We're thankful not to be among those tens of thousands, now reduced from hundreds of thousands, who have no power in their homes. The series of snowfalls we experienced, followed by ice pellets and freezing rain left us with an abundance of snow, with a light icy crust topping it all, but it was the areas of the province south of us that were left with the full brunt of an ice storm that broke massive tree limbs and felled power lines leaving at one point a third of a million people without power. That extended into Quebec, New Brunswick and Nova Scotia.
Our older son and daughter-in-law escaped Toronto after the worst of the storm left the city in shambles. They had lost power too, but it was restored in the wee hours of the night, and they left for the airport not long afterward. While their flight was delayed several times it did proceed after all, though their luggage was mislaid for a three-hour period before they were reunited with it.
Our daughter and grandchild who live rurally are often without power for days at a time, meaning they cannot get well water since it's a system operated by an electric pump, nor heat, if violent winds or freezing rain outweigh the capacity of power lines to resist failure. This time they have also been spared the misery of a dark cold winter creeping into their home.
When we ventured into the ravine it was with great difficulty, having to clamber over the snowbanks of icy chunks of snow shoved at the side of the road when municipal road clearing takes place. Once over the snowbanks the short trudge to the trailhead is difficult when we're breaking the trail, and even when a few others have been there preceding us.
Beside the numbing cold penetrating its icy fingers into our winter garments and slapping our faces with its sting, the need to lumber forward on snow-piled trails is difficult; not so much so perhaps when we were younger, but certainly now it is, in spades. We had set out fairly late in the afternoon and since it was an overcast day, light was already encumbered with falling dusk on these, the slightest daylight times of the year.

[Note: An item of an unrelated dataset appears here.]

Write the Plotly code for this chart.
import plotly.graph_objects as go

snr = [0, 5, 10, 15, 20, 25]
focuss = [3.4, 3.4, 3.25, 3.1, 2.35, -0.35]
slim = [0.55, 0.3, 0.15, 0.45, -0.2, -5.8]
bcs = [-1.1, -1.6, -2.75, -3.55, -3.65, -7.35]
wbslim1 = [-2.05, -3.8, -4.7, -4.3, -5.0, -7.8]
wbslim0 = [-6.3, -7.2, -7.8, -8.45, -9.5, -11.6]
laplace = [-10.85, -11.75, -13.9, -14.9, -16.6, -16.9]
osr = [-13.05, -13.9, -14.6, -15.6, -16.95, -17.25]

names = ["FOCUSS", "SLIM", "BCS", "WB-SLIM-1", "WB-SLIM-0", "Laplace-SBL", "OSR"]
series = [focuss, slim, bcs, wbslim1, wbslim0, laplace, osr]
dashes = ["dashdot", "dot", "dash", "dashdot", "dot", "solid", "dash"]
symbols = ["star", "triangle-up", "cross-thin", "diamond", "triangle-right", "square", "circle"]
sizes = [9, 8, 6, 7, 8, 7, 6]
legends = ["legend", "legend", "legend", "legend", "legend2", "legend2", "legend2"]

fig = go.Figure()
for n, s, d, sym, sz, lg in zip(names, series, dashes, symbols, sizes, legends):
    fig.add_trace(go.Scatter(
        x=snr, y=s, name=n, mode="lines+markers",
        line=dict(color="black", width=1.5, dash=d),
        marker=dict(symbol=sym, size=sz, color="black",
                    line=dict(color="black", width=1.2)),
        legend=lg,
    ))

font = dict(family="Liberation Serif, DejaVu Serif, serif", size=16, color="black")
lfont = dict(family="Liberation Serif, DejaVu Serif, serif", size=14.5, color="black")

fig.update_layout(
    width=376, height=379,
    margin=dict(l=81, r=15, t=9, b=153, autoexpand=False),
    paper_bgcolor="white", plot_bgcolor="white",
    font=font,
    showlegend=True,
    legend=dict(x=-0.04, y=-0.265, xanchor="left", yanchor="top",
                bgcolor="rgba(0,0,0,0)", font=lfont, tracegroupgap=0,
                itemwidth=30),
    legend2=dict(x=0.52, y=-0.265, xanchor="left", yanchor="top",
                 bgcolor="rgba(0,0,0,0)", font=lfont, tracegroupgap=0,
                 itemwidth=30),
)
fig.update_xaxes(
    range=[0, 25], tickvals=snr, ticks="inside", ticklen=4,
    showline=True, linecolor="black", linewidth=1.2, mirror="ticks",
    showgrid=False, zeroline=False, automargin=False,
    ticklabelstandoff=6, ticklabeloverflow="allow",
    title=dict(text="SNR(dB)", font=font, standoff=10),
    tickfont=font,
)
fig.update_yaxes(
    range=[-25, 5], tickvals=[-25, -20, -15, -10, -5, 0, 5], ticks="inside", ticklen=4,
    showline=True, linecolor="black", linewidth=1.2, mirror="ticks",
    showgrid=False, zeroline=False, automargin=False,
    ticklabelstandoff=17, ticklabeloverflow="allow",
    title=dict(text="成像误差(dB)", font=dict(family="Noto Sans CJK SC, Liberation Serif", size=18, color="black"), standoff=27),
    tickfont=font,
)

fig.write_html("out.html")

We came across a little Akita we occasionally see being walked by an older man who loves seeing his dog cavorting in the snow; indeed our winter weather comes as close to the little dog's native Hokkaido as anywhere else on Earth, one might imagine. She was wearing a bright flickering little lamp on her collar, not so much to light her way as to alert her walker to her presence wherever she might happen to get herself off to, as light began to fail.